Modi meets BJP general secretaries, keeps party on radar

New Delhi: Prime minister Narendra Modi busy dealing with the demands of government in his new office has not forgotten the fact that it was the party that is the engine behind the grand electoral victory which ensured that the BJP got a simple a majority of its own in the Lok Sabha, crossing the half-way mark of 274 and reaching 282, and he wants to ensure that the BJP is in the loop as it were.

Modi feels that the party cannot be ignored and that he would have to pay enough attention to the organisation. It is usually the case that when a party is in power, the focus of the leadership, especially of the prime minister, is on government. The party feels left behind.

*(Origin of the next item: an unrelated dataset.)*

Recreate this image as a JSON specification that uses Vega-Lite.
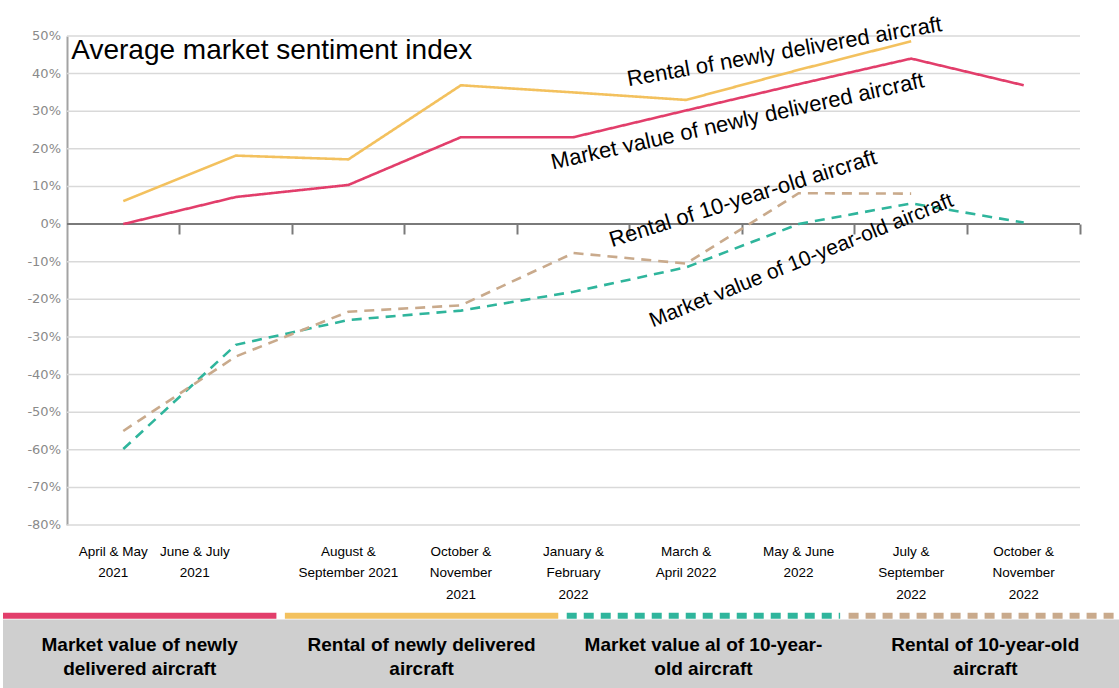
{
  "$schema": "https://vega.github.io/schema/vega-lite/v6.json",
  "padding": 0,
  "background": "white",
  "spacing": 0,
  "columns": 1,
  "align": "none",
  "bounds": "full",
  "config": {"view": {"stroke": null}},
  "datasets": {
    "sentiment": [
      {"period": "April & May 2021", "series": "Market value of newly delivered aircraft", "value": 0},
      {"period": "June & July 2021", "series": "Market value of newly delivered aircraft", "value": 7.2},
      {"period": "August & September 2021", "series": "Market value of newly delivered aircraft", "value": 10.4},
      {"period": "October & November 2021", "series": "Market value of newly delivered aircraft", "value": 23.1},
      {"period": "January & February 2022", "series": "Market value of newly delivered aircraft", "value": 23.1},
      {"period": "March & April 2022", "series": "Market value of newly delivered aircraft", "value": 30.2},
      {"period": "May & June 2022", "series": "Market value of newly delivered aircraft", "value": 37.2},
      {"period": "July & September 2022", "series": "Market value of newly delivered aircraft", "value": 44},
      {"period": "October & November 2022", "series": "Market value of newly delivered aircraft", "value": 36.9},
      {"period": "April & May 2021", "series": "Rental of newly delivered aircraft", "value": 6.1},
      {"period": "June & July 2021", "series": "Rental of newly delivered aircraft", "value": 18.2},
      {"period": "August & September 2021", "series": "Rental of newly delivered aircraft", "value": 17.2},
      {"period": "October & November 2021", "series": "Rental of newly delivered aircraft", "value": 36.9},
      {"period": "January & February 2022", "series": "Rental of newly delivered aircraft", "value": 35},
      {"period": "March & April 2022", "series": "Rental of newly delivered aircraft", "value": 33},
      {"period": "May & June 2022", "series": "Rental of newly delivered aircraft", "value": 41},
      {"period": "July & September 2022", "series": "Rental of newly delivered aircraft", "value": 48.6},
      {"period": "April & May 2021", "series": "Market value of 10-year-old aircraft", "value": -59.8},
      {"period": "June & July 2021", "series": "Market value of 10-year-old aircraft", "value": -32.1},
      {"period": "August & September 2021", "series": "Market value of 10-year-old aircraft", "value": -25.5},
      {"period": "October & November 2021", "series": "Market value of 10-year-old aircraft", "value": -23},
      {"period": "January & February 2022", "series": "Market value of 10-year-old aircraft", "value": -18},
      {"period": "March & April 2022", "series": "Market value of 10-year-old aircraft", "value": -11.5},
      {"period": "May & June 2022", "series": "Market value of 10-year-old aircraft", "value": 0},
      {"period": "July & September 2022", "series": "Market value of 10-year-old aircraft", "value": 5.5},
      {"period": "October & November 2022", "series": "Market value of 10-year-old aircraft", "value": 0.4},
      {"period": "April & May 2021", "series": "Rental of 10-year-old aircraft", "value": -55},
      {"period": "June & July 2021", "series": "Rental of 10-year-old aircraft", "value": -35.2},
      {"period": "August & September 2021", "series": "Rental of 10-year-old aircraft", "value": -23.3},
      {"period": "October & November 2021", "series": "Rental of 10-year-old aircraft", "value": -21.6},
      {"period": "January & February 2022", "series": "Rental of 10-year-old aircraft", "value": -7.7},
      {"period": "March & April 2022", "series": "Rental of 10-year-old aircraft", "value": -10.5},
      {"period": "May & June 2022", "series": "Rental of 10-year-old aircraft", "value": 8.2},
      {"period": "July & September 2022", "series": "Rental of 10-year-old aircraft", "value": 8.1}
    ],
    "gridTicks": [
      {"tick": -80, "label": "-80%"}, {"tick": -70, "label": "-70%"}, {"tick": -60, "label": "-60%"}, {"tick": -50, "label": "-50%"},
      {"tick": -40, "label": "-40%"}, {"tick": -30, "label": "-30%"}, {"tick": -20, "label": "-20%"}, {"tick": -10, "label": "-10%"},
      {"tick": 0, "label": "0%"}, {"tick": 10, "label": "10%"}, {"tick": 20, "label": "20%"}, {"tick": 30, "label": "30%"},
      {"tick": 40, "label": "40%"}, {"tick": 50, "label": "50%"}
    ],
    "legend": [
      {"series": "Market value of newly delivered aircraft", "label": "Market value of newly\ndelivered aircraft"},
      {"series": "Rental of newly delivered aircraft", "label": "Rental of newly delivered\naircraft"},
      {"series": "Market value of 10-year-old aircraft", "label": "Market value al of 10-year-\nold aircraft"},
      {"series": "Rental of 10-year-old aircraft", "label": "Rental of 10-year-old\naircraft"}
    ]
  },
  "concat": [
    {
      "width": 1119,
      "height": 489,
      "data": {"name": "sentiment"},
      "resolve": {"axis": {"x": "independent"}},
      "layer": [
        {
          "data": {"name": "gridTicks"},
          "mark": {"type": "rule", "color": "#d9d9d9", "strokeWidth": 1.5},
          "encoding": {
            "x": {"datum": "April & May 2021", "bandPosition": 0, "axis": null},
            "x2": {"datum": "October & November 2022", "bandPosition": 1},
            "y": {
              "field": "tick", "type": "quantitative",
              "scale": {"domain": [-80, 50], "nice": false, "zero": false},
              "axis": {"title": null, "labels": false, "ticks": false, "grid": false, "domain": true, "domainColor": "#a3a3a3", "domainWidth": 2, "offset": -64}
            }
          }
        },
        {
          "data": {"name": "gridTicks"},
          "mark": {"type": "text", "align": "right", "baseline": "middle", "dx": -6, "font": "DejaVu Sans", "fontSize": 13, "color": "#8a8a8a"},
          "encoding": {
            "x": {"datum": "April & May 2021", "bandPosition": 0, "axis": null},
            "y": {"field": "tick", "type": "quantitative"},
            "text": {"field": "label"}
          }
        },
        {
          "data": {"values": [{}]},
          "mark": {"type": "rule", "color": "#7a7a7a", "strokeWidth": 2},
          "encoding": {
            "x": {"datum": "April & May 2021", "bandPosition": 0, "axis": null},
            "x2": {"datum": "October & November 2022", "bandPosition": 1},
            "y": {"datum": 0}
          }
        },
        {
          "mark": {"type": "line", "strokeWidth": 2.6, "strokeCap": "butt"},
          "encoding": {
            "x": {
              "field": "period", "type": "nominal",
              "scale": {"type": "band", "domain": ["April & May 2021", "June & July 2021", "August & September 2021", "October & November 2021", "January & February 2022", "March & April 2022", "May & June 2022", "July & September 2022", "October & November 2022"], "paddingInner": 0, "paddingOuter": 0.4709, "align": 0.6038},
              "axis": {
                "orient": "bottom", "title": null, "domain": false, "ticks": false, "grid": false,
                "labelAngle": 0, "labelFont": "Liberation Sans", "labelFontSize": 13.5, "labelColor": "#000000",
                "labelLineHeight": 21.5, "labelBaseline": "top", "labelPadding": 19, "labelOverlap": false, "labelLimit": 250,
                "labelExpr": "{'April & May 2021': ['April & May', '2021'], 'June & July 2021': ['June & July', '2021'], 'August & September 2021': ['August &', 'September 2021'], 'October & November 2021': ['October &', 'November', '2021'], 'January & February 2022': ['January &', 'February', '2022'], 'March & April 2022': ['March &', 'April 2022'], 'May & June 2022': ['May & June', '2022'], 'July & September 2022': ['July &', 'September', '2022'], 'October & November 2022': ['October &', 'November', '2022']}[datum.value]",
                "labelOffset": {"condition": [{"test": "datum.value === 'June & July 2021'", "value": -41}, {"test": "datum.value === 'April & May 2021'", "value": -10}], "value": 0},
                "minExtent": 87, "maxExtent": 87
              }
            },
            "y": {"field": "value", "type": "quantitative"},
            "color": {"field": "series", "type": "nominal", "legend": null,
              "scale": {"domain": ["Market value of newly delivered aircraft", "Rental of newly delivered aircraft", "Market value of 10-year-old aircraft", "Rental of 10-year-old aircraft"], "range": ["#e23e6b", "#f3c15e", "#2fb59c", "#c9aa8c"]}},
            "strokeDash": {"field": "series", "type": "nominal", "legend": null,
              "scale": {"domain": ["Market value of newly delivered aircraft", "Rental of newly delivered aircraft", "Market value of 10-year-old aircraft", "Rental of 10-year-old aircraft"], "range": [[1, 0], [1, 0], [10, 7], [10, 7]]}}
          }
        },
        {
          "mark": {"type": "point", "opacity": 0},
          "encoding": {
            "x": {"field": "period", "type": "nominal",
              "axis": {"orient": "bottom", "offset": -301, "title": null, "labels": false, "domain": false, "grid": false,
                "ticks": true, "tickColor": "#7a7a7a", "tickWidth": 2, "tickSize": 10, "bandPosition": 1, "minExtent": 0, "maxExtent": 0}},
            "y": {"field": "value", "type": "quantitative"}
          }
        },
        {
          "data": {"values": [{}]},
          "mark": {"type": "text", "text": "Average market sentiment index", "font": "Liberation Sans", "fontSize": 28, "align": "left", "baseline": "alphabetic", "dx": -52, "color": "#000000"},
          "encoding": {
            "x": {"datum": "April & May 2021", "axis": {"orient": "top", "title": null, "labels": false, "ticks": false, "grid": false, "domainOpacity": 0, "minExtent": 36, "maxExtent": 36}},
            "y": {"datum": 44}
          }
        },
        {
          "data": {"values": [{}]},
          "mark": {"type": "text", "text": "Rental of newly delivered aircraft", "font": "Liberation Sans", "fontSize": 22, "align": "center", "baseline": "alphabetic", "angle": -10, "xOffset": -13, "color": "#000000"},
          "encoding": {"x": {"datum": "May & June 2022", "axis": null}, "y": {"datum": 44}}
        },
        {
          "data": {"values": [{}]},
          "mark": {"type": "text", "text": "Market value of newly delivered aircraft", "font": "Liberation Sans", "fontSize": 22, "align": "center", "baseline": "alphabetic", "angle": -12.5, "xOffset": 53, "color": "#000000"},
          "encoding": {"x": {"datum": "March & April 2022", "axis": null}, "y": {"datum": 25.5}}
        },
        {
          "data": {"values": [{}]},
          "mark": {"type": "text", "text": "Rental of 10-year-old aircraft", "font": "Liberation Sans", "fontSize": 22, "align": "center", "baseline": "alphabetic", "angle": -17.5, "xOffset": 59, "color": "#000000"},
          "encoding": {"x": {"datum": "March & April 2022", "axis": null}, "y": {"datum": 5}}
        },
        {
          "data": {"values": [{}]},
          "mark": {"type": "text", "text": "Market value of 10-year-old aircraft", "font": "Liberation Sans", "fontSize": 21, "align": "center", "baseline": "alphabetic", "angle": -22, "xOffset": 5, "color": "#000000"},
          "encoding": {"x": {"datum": "May & June 2022", "axis": null}, "y": {"datum": -11.3}}
        }
      ]
    },
    {
      "width": 1119,
      "height": 76,
      "data": {"name": "legend"},
      "layer": [
        {
          "data": {"values": [{}]},
          "mark": {"type": "rect", "color": "#cfcfcf"},
          "encoding": {"y": {"datum": 0, "scale": {"domain": [0, 1], "nice": false}, "axis": null}, "y2": {"datum": 0.9}}
        },
        {
          "mark": {"type": "rule", "strokeWidth": 6},
          "encoding": {
            "x": {"field": "series", "type": "nominal", "bandPosition": 0, "axis": null,
              "scale": {"type": "band", "domain": ["Market value of newly delivered aircraft", "Rental of newly delivered aircraft", "Market value of 10-year-old aircraft", "Rental of 10-year-old aircraft"], "paddingInner": 0.03, "paddingOuter": 0}},
            "x2": {"field": "series", "bandPosition": 1},
            "y": {"datum": 0.95, "axis": null},
            "color": {"field": "series", "type": "nominal", "legend": null,
              "scale": {"domain": ["Market value of newly delivered aircraft", "Rental of newly delivered aircraft", "Market value of 10-year-old aircraft", "Rental of 10-year-old aircraft"], "range": ["#e23e6b", "#f3c15e", "#2fb59c", "#c9aa8c"]}},
            "strokeDash": {"field": "series", "type": "nominal", "legend": null,
              "scale": {"domain": ["Market value of newly delivered aircraft", "Rental of newly delivered aircraft", "Market value of 10-year-old aircraft", "Rental of 10-year-old aircraft"], "range": [[1, 0], [1, 0], [10, 7], [10, 7]]}}
          }
        },
        {
          "mark": {"type": "text", "font": "Liberation Sans", "fontWeight": "bold", "fontSize": 19, "lineBreak": "\n", "lineHeight": 24, "baseline": "middle", "align": "center", "color": "#000000"},
          "encoding": {
            "x": {"field": "series", "type": "nominal", "axis": null},
            "y": {"datum": 0.57, "axis": null},
            "text": {"field": "label"}
          }
        }
      ]
    }
  ]
}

As a matter of fact, after the historic victory on May 16, the BJP office is literally wearing a deserted look, with Gujarat Bhavan where Modi was staying, party president Rajnath Singh’s house and the RSS headquarters in Jhandewalan became the hub of activity. After the formation of cabinet, almost all of the senior party leaders have been inducted into the government.

He had a meeting with the BJP general secretaries, excluding those like Anant Kumar, Dharmender Pradhan and Thawarchand Gehlot who had been inducted into the council of ministers, on Friday forenoon which lasted for nearly two hours. Party president Rajnath Singh was present at the meeting. He will visit the party headquarters at 11 Ashok Road on Sunday. The security personnel were doing the rigorous check with the help of sniffer dogs of the premises of the party headquarters.

The meeting has been described as “group discussion” where “Modiji” did not speak and the others were not mere listeners. Modi is apparently keen on maintaining close relations between party and government. The perception is that during the Vajpayee regime from 1998 to 2004, party workers felt that they were ignored. Modi is keen that this should not happen this time round.

The prime minister is keenly aware that the party should be part of the new set up and that ways have to be found to make the party worker a stakeholder in the power system. Suggestions were made as to how this could be done, one of them being that every week a minister should sit in the party office, meet the workers and listen to their grievances.

Modi is not taking the electoral victory for granted and he knows that he has to look to the next election and the party must be battle-worthy at all times. One of the issues discussed, though informally, was that of the forthcoming assembly elections in states like Maharashtra and Haryana.

The party has to soon find a president as Rajnath Singh is now in government as home minister, and it is quite probable that Modi would want to keep a firm grip on the party organisation.